L’arresto e la detenzione del rapper catalano Pablo Hasel ha scatenato un’onda impressionante di proteste nella stessa Catalogna e in altre città della Spagna. La vicenda sembra avere aperto il vaso di Pandora e riportato in superficie vecchie questioni mai risolte, come la difficile e incompleta transizione democratica del Paese iberico, che non ha mai compiutamente effettuato una transizione dal franchismo e dove emergono le contraddizioni di uno Stato ancora monarchico.
E se i reati d’opinione sono presenti in tutti gli Stati, l’accanimento delle autorità spagnole si concentra contro una particolare forma di dissidenza.

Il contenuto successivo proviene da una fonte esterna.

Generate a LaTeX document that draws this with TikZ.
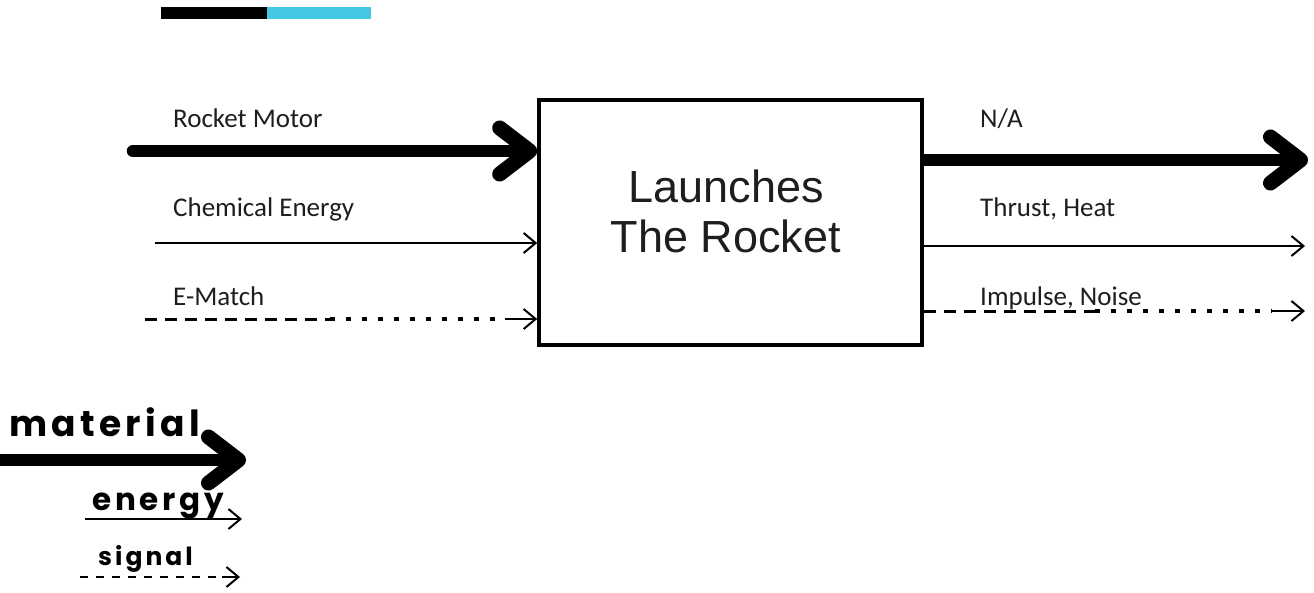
\documentclass[tikz,border=0pt]{standalone}
\usepackage{fontspec}
\setmainfont{Carlito}
\newfontfamily\titlefont{Liberation Sans}
\newfontfamily\handfont[LetterSpace=12]{Poppins}
\usetikzlibrary{arrows.meta}
\definecolor{barcyan}{RGB}{68,200,228}
\definecolor{ink}{RGB}{30,30,30}
\tikzset{
  material/.style={line width=12.5pt, line cap=round,
    -{Straight Barb[round,length=30pt,width=46pt,line width=15pt]}},
  energyflow/.style={line width=2pt,
    -{Straight Barb[length=12pt,width=20pt,line width=2pt]}},
  signaldash/.style={line width=3pt, dash pattern=on 12pt off 8pt},
  signaldot/.style={line width=3.6pt, dash pattern=on 4.5pt off 11.5pt},
  signalhead/.style={line width=2.2pt,
    -{Straight Barb[length=12pt,width=20pt,line width=2pt]}},
  flowlabel/.style={anchor=base west, inner sep=0pt, font=\fontsize{27}{32}\selectfont, text=ink},
  hand/.style={inner sep=0pt, anchor=base west}
}
\begin{document}
\begin{tikzpicture}[x=1pt,y=-1pt]
\useasboundingbox (0,0) rectangle (1314,592);

% colour bar at the top
\fill[black] (161,7) rectangle (267,19);
\fill[barcyan] (267,7) rectangle (371,19);

% function block
\node[draw, line width=3.6pt, minimum width=383pt, minimum height=245pt,
      inner sep=0pt] (fn) at (730.5,222.5) {};
\node[align=center, inner sep=0pt, text=ink,
      font=\titlefont\fontsize{45}{50}\selectfont] (title) at (726,211)
      {Launches\\The Rocket};

% inputs
\coordinate (inM) at (133,151);
\coordinate (inE) at (155,243);
\coordinate (inS) at (145,319);
\coordinate (inSd) at (330,319);
\coordinate (inSh) at (505,319);
\draw[material] (inM) -- (inM -| fn.west);
\draw[energyflow] (inE) -- (inE -| fn.west);
\draw[signaldash] (inS) -- (inSd);
\draw[signaldot] (inSd) -- (inSh);
\draw[signalhead] (inSh) -- (inSh -| fn.west);

\node[flowlabel] (lM) at (173,127) {Rocket Motor};
\node[flowlabel] (lE) at (173,216) {Chemical Energy};
\node[flowlabel] (lS) at (173,305) {E-Match};

% outputs
\coordinate (outM) at (fn.east |- 0,160);
\coordinate (outMe) at (1308,160);
\coordinate (outE) at (fn.east |- 0,246);
\coordinate (outEe) at (1305,246);
\coordinate (outS) at (fn.east |- 0,311);
\coordinate (outSd) at (1095,311);
\coordinate (outSh) at (1272,311);
\coordinate (outSe) at (1305,311);
\draw[material, line cap=butt] (outM) -- (outMe);
\draw[energyflow] (outE) -- (outEe);
\draw[signaldash] (outS) -- (outSd);
\draw[signaldot] (outSd) -- (outSh);
\draw[signalhead] (outSh) -- (outSe);

\node[flowlabel] (rM) at (980,127) {N/A};
\node[flowlabel] (rE) at (980,216) {Thrust, Heat};
\node[flowlabel] (rS) at (980,305) {Impulse, Noise};

% legend
\coordinate (gM) at (0,460);
\coordinate (gMe) at (246,460);
\coordinate (gE) at (85,519);
\coordinate (gEe) at (242,519);
\coordinate (gS) at (80,577);
\coordinate (gSh) at (222,577);
\coordinate (gSe) at (240,577);
\draw[material, line cap=butt] (gM) -- (gMe);
\draw[energyflow] (gE) -- (gEe);
\draw[line width=2.4pt, dash pattern=on 8pt off 8pt] (gS) -- (gSh);
\draw[signalhead] (gSh) -- (gSe);

\node[hand, font=\handfont\bfseries\fontsize{36}{40}\selectfont] (hM) at (9,436) {material};
\node[hand, font=\handfont\bfseries\fontsize{31}{36}\selectfont] (hE) at (92,510) {energy};
\node[hand, font=\handfont\bfseries\fontsize{25}{30}\selectfont] (hS) at (98,565) {signal};
\end{tikzpicture}
\end{document}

Pablo Hasel, un caso che scoperchia le questioni irrisolte

Il rapper catalano Pablo Hasel è stato condannato dalla magistratura spagnola a nove mesi di reclusione per apologia di terrorismo e vilipendio della monarchia e delle istituzioni dello stato spagnolo.
Il suo arresto è diventato il simbolo di una battaglia politica sulla libertà di espressione, che getta ombre sulla democrazia spagnola e mette in crisi gli equilibri istituzionali. I suoi testi si sono scagliati più volte contro la monarchia dei Borbone e il retaggio franchista dello Stato spagnolo, commettendo quello che in Spagna viene ancora considerato un reato di opinione.

Il tribunale d’eccezione spagnolo, l’Audiencia Nacional, erede del Tribunale di ordine pubblico di epoca franchista (che si occupava prevalentemente di dissidenti politici) aveva dato dieci giorni di tempo al rapper militante per entrare in carcere, a seguito di una condanna pronunciata nel 2018 per essersi espresso contro la monarchia e le istituzioni spagnole nei testi delle sue canzoni.
Nel pomeriggio dl lunedì 15 febbraio Pablo Hasel si è barricato dentro il rettorato dell’università di Lleida, rifiutando di consegnarsi in carcere, come previsto dal codice penale spagnolo.

L’arresto ha provocato una reazione a catena che ha visto il diffondersi delle proteste non solo in Catalogna, ma in tutta la Spagna al grido di “Pablo Hasel Libertat”. Una goccia che ha fatto traboccare il vaso delle numerose repressioni avvenute in Spagna a danno della libertà d’espressione, di cui Pablo Hasel non è che una vittima. E probabilmente non sarà l’unica, almeno fino a quando non avverrà una riforma del codice penale spagnolo che riporta ancora i retaggi del franchismo. «Non è un caso che il processo sia avvenuto nell’unico tribunale speciale erede del regime dittatoriale», osserva ai nostri microfoni Rolando, attivista che vive a Barcellona.

La detenzione del rapper ha messo in luce alcune contraddizioni che hanno sempre segnato il sistema penale spagnolo. La repressione sta avvenendo attualmente in strada, dove la risposta dei polizia alle proteste non si è fatta attendere e gli scontri si sono propagati violentemente in tutta la Spagna. «In Catalogna ci sono state manifestazioni in più di novanta città – racconta Rolando – Molte si sono risolte in scontri e arresti. Solo a Barcellona ci sono stati 108 arresti e non si fermeranno qui».
Il corrispondente sostiene poi che la repressione giudiziaria si concentra su determinati settori della popolazione spagnola: «Non è mai stato processato qualcuno di destra o un banchiere per aver detto una barzelletta sul re».

Ad oggi sono 14 i rapper che sono in attesa di incarcerazione perché hanno delle condanne per aver cantato versi contro la monarchia e il re. «Tutto ciò viene fatto in nome dell’unità nazionale della Spagna – sottolinea l’attivista – e un grande ruolo lo hanno la monarchia e l’esercito. In realtà queste sono anomalie che rientrano in una cultura di uno Stato che non ha mai fatto i conti col franchismo. Basti pensare che in tutta la Costituzione non c’è una sola norma in cui si dica che la Spagna non è più un regime franchista, in cui si neghi la continuità».